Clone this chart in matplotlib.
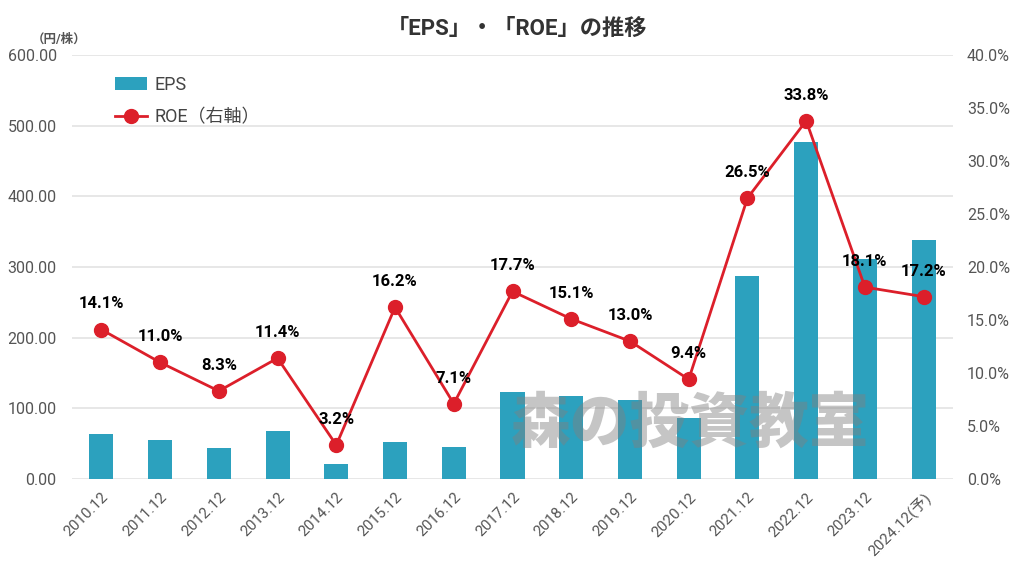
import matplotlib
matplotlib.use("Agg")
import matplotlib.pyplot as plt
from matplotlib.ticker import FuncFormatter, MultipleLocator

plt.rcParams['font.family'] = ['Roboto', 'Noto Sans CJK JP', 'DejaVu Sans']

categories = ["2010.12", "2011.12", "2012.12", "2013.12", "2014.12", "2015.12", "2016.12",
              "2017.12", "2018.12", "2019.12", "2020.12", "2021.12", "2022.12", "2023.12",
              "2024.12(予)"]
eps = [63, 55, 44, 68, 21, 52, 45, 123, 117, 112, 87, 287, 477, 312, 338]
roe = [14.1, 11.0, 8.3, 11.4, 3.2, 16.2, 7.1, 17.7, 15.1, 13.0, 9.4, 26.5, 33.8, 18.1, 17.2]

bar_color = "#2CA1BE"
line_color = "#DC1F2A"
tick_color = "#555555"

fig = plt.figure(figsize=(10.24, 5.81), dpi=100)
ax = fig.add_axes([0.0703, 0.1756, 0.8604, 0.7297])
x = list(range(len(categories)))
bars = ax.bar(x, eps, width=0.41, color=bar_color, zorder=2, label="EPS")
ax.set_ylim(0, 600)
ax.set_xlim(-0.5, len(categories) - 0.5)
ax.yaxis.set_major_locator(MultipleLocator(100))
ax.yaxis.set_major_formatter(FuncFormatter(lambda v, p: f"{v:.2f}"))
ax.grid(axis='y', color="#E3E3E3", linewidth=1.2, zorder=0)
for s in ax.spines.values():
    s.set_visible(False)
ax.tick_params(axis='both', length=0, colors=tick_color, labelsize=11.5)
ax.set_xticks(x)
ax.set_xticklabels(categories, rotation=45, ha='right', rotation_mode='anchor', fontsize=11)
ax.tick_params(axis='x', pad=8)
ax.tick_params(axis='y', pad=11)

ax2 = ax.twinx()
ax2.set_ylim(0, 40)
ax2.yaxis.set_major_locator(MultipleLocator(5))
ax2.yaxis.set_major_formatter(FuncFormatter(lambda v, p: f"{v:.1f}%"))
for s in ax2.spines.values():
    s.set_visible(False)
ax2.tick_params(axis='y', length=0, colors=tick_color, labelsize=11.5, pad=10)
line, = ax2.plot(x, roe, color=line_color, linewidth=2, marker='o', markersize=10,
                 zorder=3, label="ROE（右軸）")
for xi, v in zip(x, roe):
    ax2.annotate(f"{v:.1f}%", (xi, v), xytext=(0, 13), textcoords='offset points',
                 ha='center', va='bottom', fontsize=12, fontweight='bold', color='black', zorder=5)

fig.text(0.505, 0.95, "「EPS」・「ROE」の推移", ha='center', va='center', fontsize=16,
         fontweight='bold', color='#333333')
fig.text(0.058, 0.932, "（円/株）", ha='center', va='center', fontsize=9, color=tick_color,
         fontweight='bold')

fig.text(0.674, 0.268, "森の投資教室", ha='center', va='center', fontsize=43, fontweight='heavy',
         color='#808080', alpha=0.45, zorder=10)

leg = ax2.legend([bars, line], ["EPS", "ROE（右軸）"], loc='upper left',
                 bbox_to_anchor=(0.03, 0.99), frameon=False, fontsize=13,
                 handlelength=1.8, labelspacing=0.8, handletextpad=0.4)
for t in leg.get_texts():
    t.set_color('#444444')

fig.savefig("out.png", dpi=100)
——
| GIVEN PROBLEM |
Restate the material word for word from its first line through the line containing "fontweight='bold', color='black', zorder=5)", both included; the pictures do not belong in it.

| COMPLETE OUTPUT |
Clone this chart in matplotlib.
import matplotlib
matplotlib.use("Agg")
import matplotlib.pyplot as plt
from matplotlib.ticker import FuncFormatter, MultipleLocator

plt.rcParams['font.family'] = ['Roboto', 'Noto Sans CJK JP', 'DejaVu Sans']

categories = ["2010.12", "2011.12", "2012.12", "2013.12", "2014.12", "2015.12", "2016.12",
              "2017.12", "2018.12", "2019.12", "2020.12", "2021.12", "2022.12", "2023.12",
              "2024.12(予)"]
eps = [63, 55, 44, 68, 21, 52, 45, 123, 117, 112, 87, 287, 477, 312, 338]
roe = [14.1, 11.0, 8.3, 11.4, 3.2, 16.2, 7.1, 17.7, 15.1, 13.0, 9.4, 26.5, 33.8, 18.1, 17.2]

bar_color = "#2CA1BE"
line_color = "#DC1F2A"
tick_color = "#555555"

fig = plt.figure(figsize=(10.24, 5.81), dpi=100)
ax = fig.add_axes([0.0703, 0.1756, 0.8604, 0.7297])
x = list(range(len(categories)))
bars = ax.bar(x, eps, width=0.41, color=bar_color, zorder=2, label="EPS")
ax.set_ylim(0, 600)
ax.set_xlim(-0.5, len(categories) - 0.5)
ax.yaxis.set_major_locator(MultipleLocator(100))
ax.yaxis.set_major_formatter(FuncFormatter(lambda v, p: f"{v:.2f}"))
ax.grid(axis='y', color="#E3E3E3", linewidth=1.2, zorder=0)
for s in ax.spines.values():
    s.set_visible(False)
ax.tick_params(axis='both', length=0, colors=tick_color, labelsize=11.5)
ax.set_xticks(x)
ax.set_xticklabels(categories, rotation=45, ha='right', rotation_mode='anchor', fontsize=11)
ax.tick_params(axis='x', pad=8)
ax.tick_params(axis='y', pad=11)

ax2 = ax.twinx()
ax2.set_ylim(0, 40)
ax2.yaxis.set_major_locator(MultipleLocator(5))
ax2.yaxis.set_major_formatter(FuncFormatter(lambda v, p: f"{v:.1f}%"))
for s in ax2.spines.values():
    s.set_visible(False)
ax2.tick_params(axis='y', length=0, colors=tick_color, labelsize=11.5, pad=10)
line, = ax2.plot(x, roe, color=line_color, linewidth=2, marker='o', markersize=10,
                 zorder=3, label="ROE（右軸）")
for xi, v in zip(x, roe):
    ax2.annotate(f"{v:.1f}%", (xi, v), xytext=(0, 13), textcoords='offset points',
                 ha='center', va='bottom', fontsize=12, fontweight='bold', color='black', zorder=5)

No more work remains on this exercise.